What is the difference between closing costs and your down payment? While your down payment goes towards your home loan, closing costs are typically one-time fees that go towards all the other services that take place during the transaction such as:
- Loan application fees
- Appraisal fees
- Title search fees
- Your attorney’s fees
- Recording fees
- Lender costs such as underwriting, credit report and origination fees
- Commission for both the buyer’s and the seller’s agent
- Property taxes
If you’re nervous about how to accurately anticipate the closing costs, consult your loan estimate. It includes estimates for each of these line items. Also, Nerdwallet has a free, online calculator.
WHAT TO EXPECT DAY-OF
You will attend the final walkthrough of your home within 24 hours or the day-of your closing. Typically, you, your REALTOR® and the seller’s agent will attend as you make sure any and all request repair work was completed.

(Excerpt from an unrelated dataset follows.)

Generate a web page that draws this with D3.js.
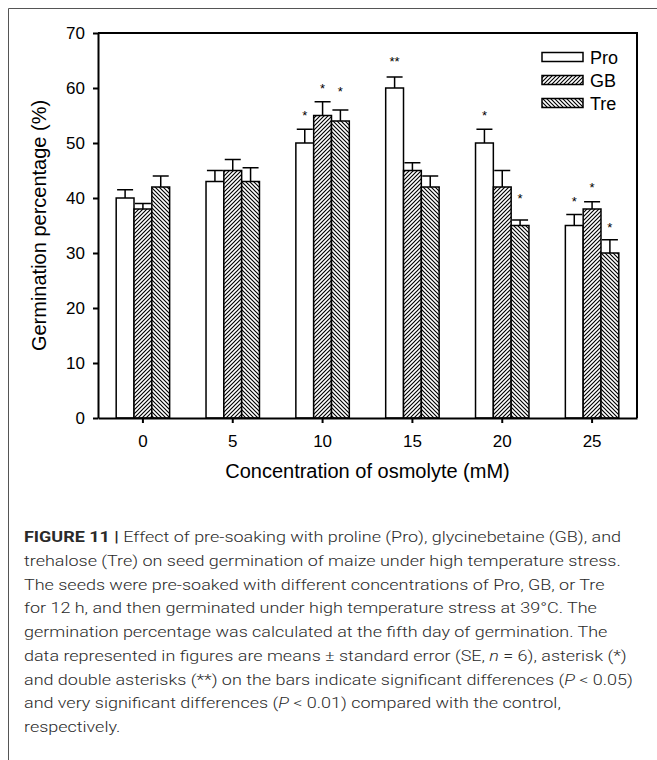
<!DOCTYPE html>
<html><head><meta charset="utf-8">
<script src="https://cdn.jsdelivr.net/npm/d3@7"></script>
<style>body{margin:0;background:#fff}svg{display:block}</style>
</head><body><svg id="c" width="657" height="760"></svg>
<script>
// ---------- data ----------
const categories = ["0", "5", "10", "15", "20", "25"];
const seriesNames = ["Pro", "GB", "Tre"];
const proValues = [40, 43, 50, 60, 50, 35];
const proErrors = [1.5, 2, 2.5, 2, 2.5, 2];
const gbValues  = [38, 45, 55, 45, 42, 38];
const gbErrors  = [1, 2, 2.5, 1.4, 3, 1.3];
const treValues = [42, 43, 54, 42, 35, 30];
const treErrors = [2, 2.5, 2, 2, 1, 2.4];
const proSig = ["", "", "*", "**", "*", "*"];
const gbSig  = ["", "", "*", "", "", "*"];
const treSig = ["", "", "*", "", "*", "*"];
const proSigAt = [null, null, 55.5, 65.3, 55.5, 40];
const gbSigAt  = [null, null, 60.5, null, null, 42.4];
const treSigAt = [null, null, 60, null, 40.5, 35.1];
const yTicks = [0, 10, 20, 30, 40, 50, 60, 70];
const yLabel = "Germination percentage (%)";
const xLabel = "Concentration of osmolyte (mM)";
const captionLines = [
  [["FIGURE 11 | ", "b"], ["Effect of pre-soaking with proline (Pro), glycinebetaine (GB), and", ""]],
  [["trehalose (Tre) on seed germination of maize under high temperature stress.", ""]],
  [["The seeds were pre-soaked with different concentrations of Pro, GB, or Tre", ""]],
  [["for 12 h, and then germinated under high temperature stress at 39°C. The", ""]],
  [["germination percentage was calculated at the fifth day of germination. The", ""]],
  [["data represented in figures are means \u00b1 standard error (SE, ", ""], ["n", "i"], [" = 6), asterisk (*)", ""]],
  [["and double asterisks (**) on the bars indicate significant differences (", ""], ["P", "i"], [" < 0.05)", ""]],
  [["and very significant differences (", ""], ["P", "i"], [" < 0.01) compared with the control,", ""]],
  [["respectively.", ""]]
];
const captionLineEnds = [637, 627, 607, 600, 611, 652, 651, 498, 142];

// ---------- layout ----------
const svg = d3.select("#c");
const L = 98, R = 637, T = 33, B = 418;
const AX = "'Liberation Sans', Arial, sans-serif";

// outer figure frame (top & left visible)
svg.append("path").attr("d", "M8.5,760 V8.5 H657").attr("fill", "none")
  .attr("stroke", "#555").attr("stroke-width", 1);

// patterns
const defs = svg.append("defs");
function hatch(id, d) {
  const p = defs.append("pattern").attr("id", id).attr("patternUnits", "userSpaceOnUse")
    .attr("width", 4).attr("height", 4);
  p.append("rect").attr("width", 4).attr("height", 4).attr("fill", "#fff");
  p.append("path").attr("d", d).attr("stroke", "#000").attr("stroke-width", 1.15).attr("stroke-linecap", "square");
}
hatch("fwd", "M-1,1 L1,-1 M0,4 L4,0 M3,5 L5,3");
hatch("bwd", "M-1,3 L1,5 M0,0 L4,4 M3,-1 L5,1");
const fills = { Pro: "#fff", GB: "url(#fwd)", Tre: "url(#bwd)" };

const x = d3.scaleBand().domain(categories).range([L, R]).padding(0);
const y = d3.scaleLinear().domain([0, 70]).range([B, T]);
const groupW = x.bandwidth() * 0.595;
const xs = d3.scaleBand().domain(seriesNames).range([0, groupW]).padding(0);

const series = [
  { name: "Pro", v: proValues, e: proErrors, s: proSig, sa: proSigAt },
  { name: "GB", v: gbValues, e: gbErrors, s: gbSig, sa: gbSigAt },
  { name: "Tre", v: treValues, e: treErrors, s: treSig, sa: treSigAt }
];

const gBars = svg.append("g");
series.forEach(sr => {
  categories.forEach((c, i) => {
    const x0 = x(c) + (x.bandwidth() - groupW) / 2 + xs(sr.name);
    const w = xs.bandwidth();
    const cx = x0 + w / 2;
    gBars.append("rect").attr("x", x0).attr("y", y(sr.v[i])).attr("width", w)
      .attr("height", y(0) - y(sr.v[i])).attr("fill", fills[sr.name])
      .attr("stroke", "#000").attr("stroke-width", 1.5);
    const top = y(sr.v[i] + sr.e[i]);
    gBars.append("path").attr("d", `M${cx},${y(sr.v[i])} V${top} M${cx - 8},${top} H${cx + 8}`)
      .attr("stroke", "#000").attr("stroke-width", 1.5).attr("fill", "none");
    if (sr.s[i]) {
      gBars.append("text").attr("x", cx).attr("y", y(sr.sa[i]) + 7.5)
        .attr("text-anchor", "middle").attr("font-family", AX).attr("font-size", 13)
        .text(sr.s[i]);
    }
  });
});

// plot frame (top & right)
svg.append("path").attr("d", `M${L},${T} H${R} V${B}`).attr("fill", "none")
  .attr("stroke", "#000").attr("stroke-width", 2);

// axes
const yAxis = svg.append("g").attr("transform", `translate(${L},0)`)
  .call(d3.axisLeft(y).tickValues(yTicks).tickSize(5).tickSizeOuter(0).tickPadding(8));
const xAxis = svg.append("g").attr("transform", `translate(0,${B})`)
  .call(d3.axisBottom(x).tickSize(5).tickSizeOuter(0).tickPadding(12));
[yAxis, xAxis].forEach(a => {
  a.select(".domain").attr("stroke-width", 2);
  a.selectAll(".tick line").attr("stroke-width", 2);
  a.selectAll("text").attr("font-family", AX).attr("font-size", 17).attr("fill", "#000");
});

// axis titles
svg.append("text").attr("transform", `translate(46,${(T + B) / 2}) rotate(-90)`)
  .attr("text-anchor", "middle").attr("font-family", AX).attr("font-size", 20).text(yLabel);
svg.append("text").attr("x", (L + R) / 2).attr("y", 478).attr("text-anchor", "middle")
  .attr("font-family", AX).attr("font-size", 20).text(xLabel);

// legend
const lg = svg.append("g");
seriesNames.forEach((n, i) => {
  const cy = 57 + i * 23;
  lg.append("rect").attr("x", 542).attr("y", cy - 4.5).attr("width", 41).attr("height", 9)
    .attr("fill", fills[n]).attr("stroke", "#000").attr("stroke-width", 1.5);
  lg.append("text").attr("x", 590).attr("y", cy + 6.5).attr("font-family", AX)
    .attr("font-size", 18).text(n);
});

// caption: uniform horizontal compression to match the condensed face
const capTexts = captionLines.map((segs, i) => {
  const t = svg.append("text").attr("x", 0).attr("y", 0)
    .attr("font-family", "Roboto, 'Liberation Sans', sans-serif").attr("font-size", 15.5)
    .attr("font-weight", 300)
    .attr("fill", "#2a2a2a");
  segs.forEach(([txt, st]) => {
    const ts = t.append("tspan").text(txt);
    if (st === "b") ts.attr("font-weight", "bold");
    if (st === "i") ts.attr("font-style", "italic");
  });
  return t;
});
const ratios = capTexts.slice(0, 8).map((t, i) => (captionLineEnds[i] - 24) / t.node().getComputedTextLength());
const sx = d3.mean(ratios);
capTexts.forEach((t, i) => {
  t.attr("transform", `translate(24,${542 + i * 23.75}) scale(${sx},1)`);
});
</script></body></html>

What are you looking for? You’re ensuring everything is functioning properly and that nothing has broken or been damaged since the inspection. Ask your REALTOR® for a list of what to look for during the final walkthrough. If everything is as it should be, you’re ready to close! If you see anything amiss, you and your REALTOR® will contact your attorney and the seller’s agent to negotiate potential compensation for the problems at the closing table.
What should you bring to the closing table? A pen, a government-issued photo ID and a cashier’s check or proof of wire transfer to cover the closing costs and any remainders of the down payment. Ask your attorney how much you should pad for potential closing costs increases such as prepaid interest.
Note: bringing “cash to close” does not mean you should bring cash!
Depending on your state or personal circumstances, ask your attorney if you need to bring any other documentation such as proof of homeowner’s insurance.
AT THE CLOSING TABLE
Prepare yourself to sign a large stack of paperwork! Your attorney will go through each one of these documents, although you will also receive them the night before to review them in greater detail.
Depending on a number of factors, closings can last between an hour to several. You as the buyer can help prevent unnecessary delays by avoiding changes to your financial situation such as large purchases on your credit card, applying for credit or changing employers.
Who is there? At minimum, you can expect it to be you, your attorney and the lender. Depending on the circumstance, the seller may attend if they haven’t already signed their necessary documents. No matter what, you are not alone. Your attorney and your REALTOR® are available to answer questions or address concerns.
You have your keys! You have officially purchased your home! Here are a few best practices to kick off your first hours/days as a homeowner on a strong note:
- Take your copies of the closing documents you signed and save them in a secure place.
- If you negotiated a same-day move with the seller, keep track of each key! Confirm you’re receiving one for any and all doors, mailboxes or entries.
- Prepare a list of authorities or organizations (like the U.S. Postal Service) you need to notify of your change of address, as it applies.
With constant communication and intentional preparation, your closing can feel like an exciting culmination of all your hard work, research and exploration. Utilize the team of professionals at your back so you can save on stress and celebrate this exciting milestone.